#### [What you will do]
Print exactly the lines from the first one down to the line containing "legend=False, ax=ax, zorder=3)", both ends included, with no pictures and nothing else.

#### [Supplied data]
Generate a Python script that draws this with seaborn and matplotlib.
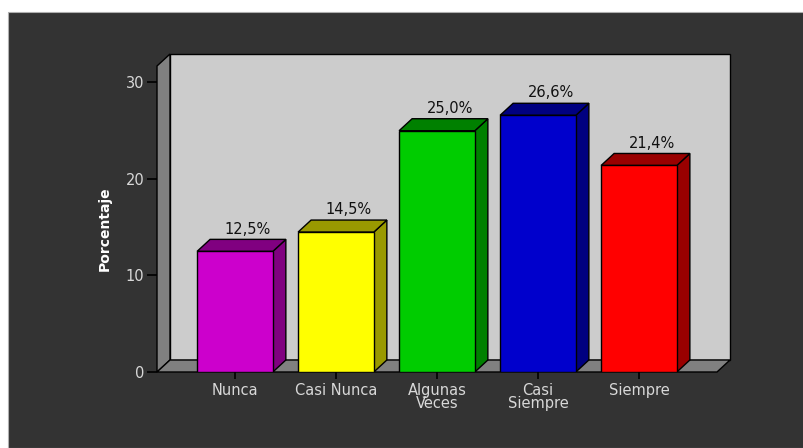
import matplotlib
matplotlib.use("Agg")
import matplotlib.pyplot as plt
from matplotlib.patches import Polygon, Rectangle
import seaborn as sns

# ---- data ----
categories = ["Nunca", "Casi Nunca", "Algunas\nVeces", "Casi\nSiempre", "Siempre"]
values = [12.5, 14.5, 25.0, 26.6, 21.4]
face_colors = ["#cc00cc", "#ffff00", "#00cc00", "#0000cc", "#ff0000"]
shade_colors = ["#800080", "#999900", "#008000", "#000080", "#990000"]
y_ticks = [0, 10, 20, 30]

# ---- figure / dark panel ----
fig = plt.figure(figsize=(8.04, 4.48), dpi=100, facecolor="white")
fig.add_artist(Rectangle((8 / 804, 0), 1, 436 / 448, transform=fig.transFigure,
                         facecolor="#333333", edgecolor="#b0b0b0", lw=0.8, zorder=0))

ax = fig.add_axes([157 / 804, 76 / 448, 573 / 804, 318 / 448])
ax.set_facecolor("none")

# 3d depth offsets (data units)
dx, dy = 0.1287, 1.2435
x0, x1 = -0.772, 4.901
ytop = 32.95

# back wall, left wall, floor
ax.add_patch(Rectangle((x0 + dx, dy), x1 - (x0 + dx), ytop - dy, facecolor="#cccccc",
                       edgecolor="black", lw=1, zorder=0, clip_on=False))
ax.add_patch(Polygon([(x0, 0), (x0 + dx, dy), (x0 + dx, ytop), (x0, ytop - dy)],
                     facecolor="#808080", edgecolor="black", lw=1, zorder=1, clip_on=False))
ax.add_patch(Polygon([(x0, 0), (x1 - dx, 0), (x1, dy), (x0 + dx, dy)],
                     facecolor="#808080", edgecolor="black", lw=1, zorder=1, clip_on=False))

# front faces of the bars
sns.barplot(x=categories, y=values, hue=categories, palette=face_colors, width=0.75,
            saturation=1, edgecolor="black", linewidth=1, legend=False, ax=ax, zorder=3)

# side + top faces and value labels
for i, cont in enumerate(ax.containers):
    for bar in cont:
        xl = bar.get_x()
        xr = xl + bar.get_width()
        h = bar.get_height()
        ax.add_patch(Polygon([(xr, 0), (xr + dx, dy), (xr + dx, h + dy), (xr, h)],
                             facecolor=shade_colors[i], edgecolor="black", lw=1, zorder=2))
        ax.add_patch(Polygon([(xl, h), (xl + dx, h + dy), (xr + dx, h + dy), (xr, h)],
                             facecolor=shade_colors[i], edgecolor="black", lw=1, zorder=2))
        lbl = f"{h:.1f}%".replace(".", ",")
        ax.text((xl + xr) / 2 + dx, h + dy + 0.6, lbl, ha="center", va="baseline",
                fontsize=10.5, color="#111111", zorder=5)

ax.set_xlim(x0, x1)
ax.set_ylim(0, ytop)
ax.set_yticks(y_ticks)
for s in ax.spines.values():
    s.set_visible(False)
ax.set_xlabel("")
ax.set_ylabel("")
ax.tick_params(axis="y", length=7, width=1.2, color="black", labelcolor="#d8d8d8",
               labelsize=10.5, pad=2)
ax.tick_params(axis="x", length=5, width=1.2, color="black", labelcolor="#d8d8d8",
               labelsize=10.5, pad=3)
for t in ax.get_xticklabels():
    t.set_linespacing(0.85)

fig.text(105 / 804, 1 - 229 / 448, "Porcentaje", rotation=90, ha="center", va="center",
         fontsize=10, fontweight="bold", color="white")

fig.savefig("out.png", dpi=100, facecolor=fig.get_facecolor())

#### [Exercise output]
Generate a Python script that draws this with seaborn and matplotlib.
import matplotlib
matplotlib.use("Agg")
import matplotlib.pyplot as plt
from matplotlib.patches import Polygon, Rectangle
import seaborn as sns

# ---- data ----
categories = ["Nunca", "Casi Nunca", "Algunas\nVeces", "Casi\nSiempre", "Siempre"]
values = [12.5, 14.5, 25.0, 26.6, 21.4]
face_colors = ["#cc00cc", "#ffff00", "#00cc00", "#0000cc", "#ff0000"]
shade_colors = ["#800080", "#999900", "#008000", "#000080", "#990000"]
y_ticks = [0, 10, 20, 30]

# ---- figure / dark panel ----
fig = plt.figure(figsize=(8.04, 4.48), dpi=100, facecolor="white")
fig.add_artist(Rectangle((8 / 804, 0), 1, 436 / 448, transform=fig.transFigure,
                         facecolor="#333333", edgecolor="#b0b0b0", lw=0.8, zorder=0))

ax = fig.add_axes([157 / 804, 76 / 448, 573 / 804, 318 / 448])
ax.set_facecolor("none")

# 3d depth offsets (data units)
dx, dy = 0.1287, 1.2435
x0, x1 = -0.772, 4.901
ytop = 32.95

# back wall, left wall, floor
ax.add_patch(Rectangle((x0 + dx, dy), x1 - (x0 + dx), ytop - dy, facecolor="#cccccc",
                       edgecolor="black", lw=1, zorder=0, clip_on=False))
ax.add_patch(Polygon([(x0, 0), (x0 + dx, dy), (x0 + dx, ytop), (x0, ytop - dy)],
                     facecolor="#808080", edgecolor="black", lw=1, zorder=1, clip_on=False))
ax.add_patch(Polygon([(x0, 0), (x1 - dx, 0), (x1, dy), (x0 + dx, dy)],
                     facecolor="#808080", edgecolor="black", lw=1, zorder=1, clip_on=False))

# front faces of the bars
sns.barplot(x=categories, y=values, hue=categories, palette=face_colors, width=0.75,
            saturation=1, edgecolor="black", linewidth=1, legend=False, ax=ax, zorder=3)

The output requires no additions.